Both Daggerheart and Draw Steel are quite different from 5E - neither even uses a d20 as its central die!
And so, while I've seen several D&D Starter Sets come around and never been particularly curious to try them simply because I already know how to play and run 5E (though some have good adventures, like Lost Mines of Phandelver,) I'm really struck by how the folks at MCDM have built their starting adventure.
The Delian Tomb is a simple dungeon. Goblins led by the villainous Queen Bargnot have broken into it in an effort to recover a magical artifact that they believe will turn them into super-soldiers, and have kidnapped the local blacksmith's daughter to use her as a sacrifice in a ritual meant to open one of the magical barriers in the tomb. This draws the attention of the heroes, who go to rescue the young woman and put a stop to this plot.
What's remarkable is how the adventure is structured to tutorialize the game's systems.
Each Pregen character (which are given classes, subclasses, ancestries, etc., but are not given names so that players can pick their own vibe and personalities) has a character sheet that is broken up into phases.

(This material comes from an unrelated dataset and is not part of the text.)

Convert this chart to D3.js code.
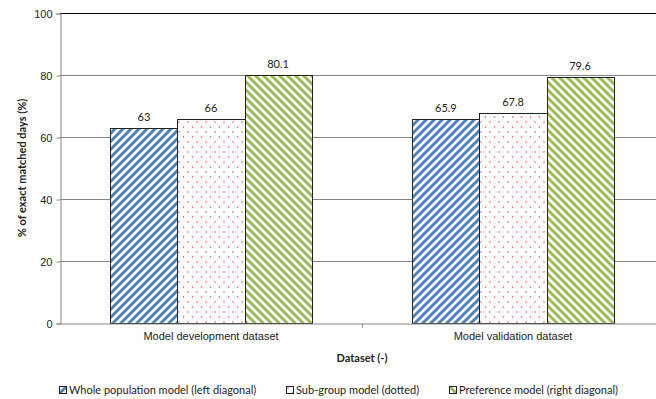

The first combat, against a group of a single kind of goblin outside the tomb's entrance, gives the players only the very most basic abilities: just their Signature Abilities, which don't require any resources to use. Here, the combat simply shows the players the fundamentals of combat: the Power Roll, the way that movement and maneuvers can work, and the basic passive elements of each class (while they don't spend resources, they do generate it because some classes, like Nulls and Furies, get passive bonuses as their resources get higher.)
Once into the tomb, they get a bigger fight, and more of their character sheet unlocks: Heroic Abilities now become available (these being the ones that spend resources,) but also, the Director now gets some greater complexity as well: they now have two groups of minions, which are built so that you can use a huge number of them. Also, they now start generating Malice, the Director's "Villainous Resource," which monsters can spend on more powerful abilities. Also, the idea of Potency is introduced (the mechanic where your abilities might impose a condition on creatures whose characteristic the potency targets is lower than the potency).
There's then a non-combat moment that reinforces the idea of checks, with a trap to disarm.
Then, combat three unlocks 5-resource heroic abilities (which at level 1 are essentially your "ultimates") while also introducing a fight where there's a kind of "alternate win condition," involving a large sigil on the floor that can be destroyed to immediately de-animate the undead monsters attacking the party.
The final combat of part 1 is more of a summation, adding very little other than the potential to surprise the foes.
The adventure continues, but these four encounters are expected to be your first session (depending on how quickly your players grasp the ideas and the pace at which they like to play).
Notably, the adventure also gives a lot of guidance for the Director, suggesting tactics the monsters might use (like which abilities to spend Malice on, and how Vorgosh, the bugbear who serves as the adventure's first mini-boss, might use her abilities to drag foes onto the harmful barrier over the stairs down into the tomb).
This kind of gradual build-up of a character's abilities feels like a good, tried-and-true method of tutorializing a game's mechanics - it's something we see all the time in video games (thinking back to Expedition 33, you don't get Gradient Attacks until you get Monoco, which is a pretty serious chunk into the game).
If there's one thing that makes TTRPGs daunting, it's that there tend to be a ton of mechanics to internalize. In a video game, most of them would be automated, but here you need to be aware of every last detail.
I'd initially wanted to try out Draw Steel with my own original adventure, but honestly? This feels like a really solid choice for how to familiarize your players with the game while also getting a sense of how to run it. There's a pre-gen character for every class in the Heroes book (sadly, the Summoner didn't make the cut, but will probably come out in some later supplement,) so players who are excited about one concept or the other should have an opportunity to try it out.